Já sentiu o desejo de aceitar algo que lhe oferecem, mas por ” educação ” rejeitou? Aquela sobremesa que o anfitrião oferece à visita, aquele lugar mais confortável em um transporte coletivo, a preferência em uma fila… Em algumas culturas, se abster de um favor, uma gentileza, uma facilidade ou simplesmente um gesto de cordialidade, é considerado sinônimo de educação, e recusar algo que, tecnicamente, remete ao prazer e conforto é ensinado como virtude, ao passo que a capacidade de suprimir a satisfação de uma necessidade é demonstração de valor moral.
Indiscutivelmente, a educação imbricada na ponderação é uma qualidade valiosa em um comportamento, seja em qual circunstância for, e deve ser construída ao longo do desenvolvimento de cada indivíduo, de acordo com as regras sociais onde cada um está inserido, contudo, é saudável quando essa maneira de agir se torna exacerbada, generalizando para além da recusa à sobremesa?
Quando criamos um sentido de valor, tendenciamos aplicá-lo em diversas instâncias da vida. Na tenra infância, desde muito cedo, por vezes aprendemos que ” quando o anfitrião nos oferece algo, nos oferece por educação, e é por educação que não se deve aceitar “, verificamos que o que foi ensinado, implicitamente, é que independente da altura do grito que o nosso desejo emite, ele deverá ser ignorado em benefício de uma regra moral, muitas vezes nascida em uma cultura contextual radicalmente diferente da nossa vivência contemporânea.
Em um processo de desenvolvimento psicoemocional inadequado, essa regra é generalizada para sentimentos, afetos do cotidiano.

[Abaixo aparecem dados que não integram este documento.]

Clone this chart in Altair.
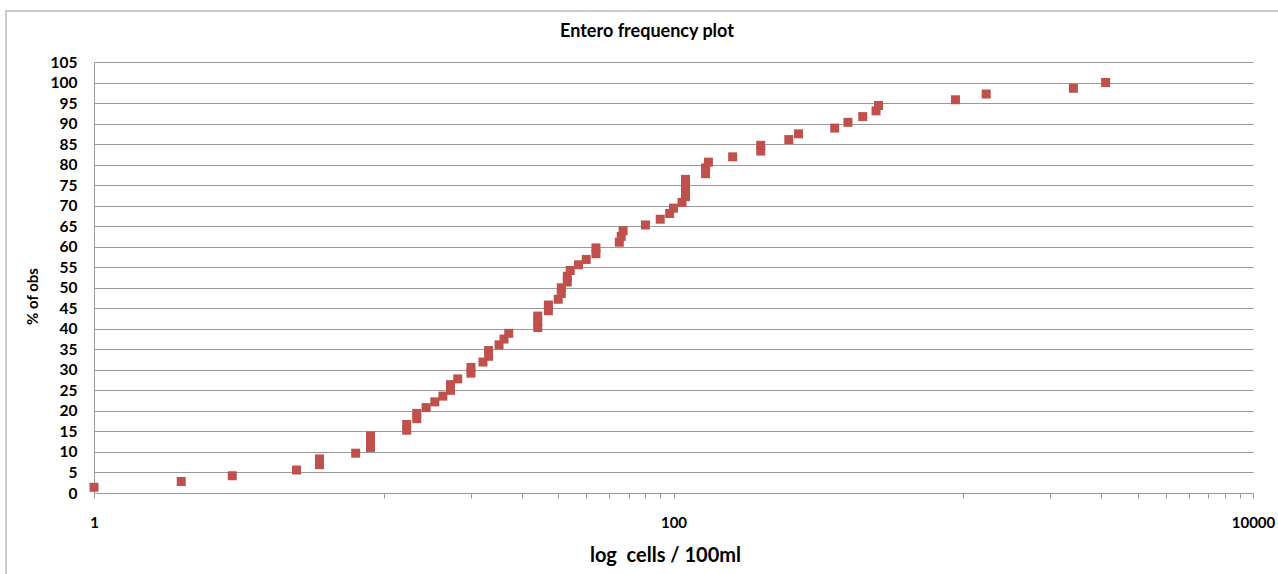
import altair as alt
import pandas as pd

# Enterococci counts (cells / 100 ml), sorted, and cumulative % of observations
cells = [
    1, 2, 3, 5, 6, 6, 8, 9, 9, 9,
    12, 12, 13, 13, 14, 15, 16, 17, 17, 18,
    20, 20, 22, 23, 23, 25, 26, 27, 34, 34,
    34, 37, 37, 40, 41, 41, 43, 43, 44, 47,
    50, 54, 54, 65, 66, 67, 80, 90, 97, 100,
    107, 110, 110, 110, 110, 129, 129, 132, 160, 200,
    200, 250, 270, 360, 400, 450, 500, 510, 940, 1200,
    2400, 3100,
]
pct_obs = [
    1.4, 2.8, 4.2, 5.6, 6.9, 8.3, 9.7, 11.1, 12.5, 13.9,
    15.3, 16.7, 18.1, 19.4, 20.8, 22.2, 23.6, 25.0, 26.4, 27.8,
    29.2, 30.6, 31.9, 33.3, 34.7, 36.1, 37.5, 38.9, 40.3, 41.7,
    43.1, 44.4, 45.8, 47.2, 48.6, 50.0, 51.4, 52.8, 54.2, 55.6,
    56.9, 58.3, 59.7, 61.1, 62.5, 63.9, 65.3, 66.7, 68.1, 69.4,
    70.8, 72.2, 73.6, 75.0, 76.4, 77.8, 79.2, 80.6, 81.9, 83.3,
    84.7, 86.1, 87.5, 88.9, 90.3, 91.7, 93.1, 94.4, 95.8, 97.2,
    98.6, 100.0,
]

# Axis ticks: labelled at 1, 100, 10000 with minor ticks in between
x_ticks = [1, 10, 20, 30, 40, 50, 60, 70, 80, 90, 100,
           1000, 2000, 3000, 4000, 5000, 6000, 7000, 8000, 9000, 10000]
y_ticks = list(range(0, 106, 5))

chart_title = "Entero frequency plot"
x_title = "log\u00a0 cells / 100ml"
y_title = "% of obs"

df = pd.DataFrame({"cells": cells, "pct": pct_obs})

FONT = "Lato"
GRID = "#9a9a9a"

points = alt.Chart(df).mark_square(size=81, color="#C0504D", opacity=1).encode(
    x=alt.X(
        "cells:Q",
        scale=alt.Scale(type="log", domain=[1, 10000], nice=False),
        axis=alt.Axis(
            values=x_ticks,
            format="d",
            labelExpr="datum.value == 1 || datum.value == 100 || datum.value == 10000 ? datum.label : ''",
            labelOverlap=False,
            labelFlush=False,
            labelFont=FONT,
            labelFontWeight="bold",
            labelFontSize=15,
            labelColor="#000000",
            labelPadding=17,
            tickSize=5,
            tickColor=GRID,
            domainColor=GRID,
            grid=False,
            title=x_title,
            titleFont=FONT,
            titleFontWeight="bold",
            titleFontSize=20,
            titleColor="#000000",
            titleX=571,
            titleY=62,
            titleAlign="center",
            titleBaseline="middle",
        ),
    ),
    y=alt.Y(
        "pct:Q",
        scale=alt.Scale(domain=[0, 105], nice=False),
        axis=alt.Axis(
            values=y_ticks,
            labelFont=FONT,
            labelFontWeight="bold",
            labelFontSize=15.5,
            labelColor="#000000",
            labelPadding=17,
            ticks=False,
            domainColor=GRID,
            grid=True,
            gridColor=GRID,
            gridWidth=1,
            title=y_title,
            titleFont=FONT,
            titleFontWeight="bold",
            titleFontSize=15,
            titleColor="#000000",
            titleX=-62,
            titleY=234,
            titleAlign="center",
            titleBaseline="middle",
        ),
    ),
)

# Outer chart-area frame
frame = alt.Chart(alt.Data(values=[{}])).mark_rect(
    fill=None, stroke="#BDBDBD", strokeWidth=1.5
).encode(
    x=alt.value(-88), x2=alt.value(1186),
    y=alt.value(-51), y2=alt.value(540),
)

# Chart heading
heading = alt.Chart(alt.Data(values=[{"t": chart_title}])).mark_text(
    font=FONT, fontSize=18, fontWeight="bold", color="#000000",
    align="center", baseline="middle",
).encode(
    text="t:N",
    x=alt.value(553),
    y=alt.value(-30),
)

chart = alt.layer(frame, points, heading).properties(
    width=1159,
    height=431,
    autosize=alt.AutoSizeParams(type="none"),
    padding={"left": 94, "top": 62, "right": 25, "bottom": 81},
    background="white",
).configure_view(stroke=None)

chart.save("out.html", embed_options={"renderer": "svg", "actions": False})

O indivíduo passa a suprimir toda ou grande parte da demanda emocional que surge no seu campo vivencial, e em resposta às expectativas alheias, passa a subordinar sua individualidade às necessidades de outras pessoas ou de um grupo.
Esse padrão de comportamento desajustado reúne uma infinidade de circunstâncias causadoras de sofrimento psíquico: Nessas situações, encontramos a/o filha/o que é ‘ proibida/o ‘ de expandir, (para além do amor que sente em relação aos pais), a paixão que emerge, avassaladora, no enamoramento; O estudante que renuncia à sua vocação, e abandona seus sonhos profissionais para seguir a carreira exercida ou desejada pelos seus ascendentes; A rendição á cultura conservadora familiar que gera o abandono da mochila de viagens, companheira de aventuras…
A incapacidade de se render aos próprios desejos implica na insatisfação das experiências vividas. O indivíduo se aprisiona em uma dinâmica de regras que atendem aos anseios da expectativa, do entendimento, da autoridade ou da cultura alheia, ou de um grupo o qual exerce presunção de influência emocional sobre o influenciado, produzindo um processo de constante irresolução dos próprios problemas.
A ambiguidade e dúvidas encontradas na escolha de se abster do que o organismo pede para atender o que as pessoais conceituais em nossas vidas esperam, cria o ambiente propício para o desenvolvimento de uma infinidade de doenças e distúrbios, tão discutidos em nossa sociedade contemporânea. Pelo viés da Psicologia Humanista, a construção da autoimagem do indivíduo que não experimenta uma vida autêntica, pode favorecer o entendimento de fracasso, desencadeando transtornos que podem variar desde uma alteração de humor, até profunda depressão.
Quando essas dificuldades são reiterativas na vida de alguém, um processo de psicoterapia pode ser fundamentalmente decisivo para o restabelecimento da compreensão entre o que se sente, o que se deve e o que não se deve abdicar. O processo de autoconhecimento sugere o encaminhamento para a autonomia, pela a opção por objetivos que se pretende atingir, a responsabilização por si mesmo, e o livramento sistemático das amarras dos desejos alheios, em benefício de si próprio.
Isso seria equivalente a dizer: ‘ Sim! Eu quero. Além da sobremesas que me ofereces, quero pernoitar na melhor suíte que tens e o melhor café da manhã que consegues me oferecer! ‘ , independente de julgamentos alheios. Sinta o desejo e o torne público! Nosso desejo é o mais autêntico resumo do que somos na essência, quando nós o suprimimos, deixamos de existir, e colocamos a existência de uma terceira pessoa no lugar em que deveríamos estar: O centro de nossas ações!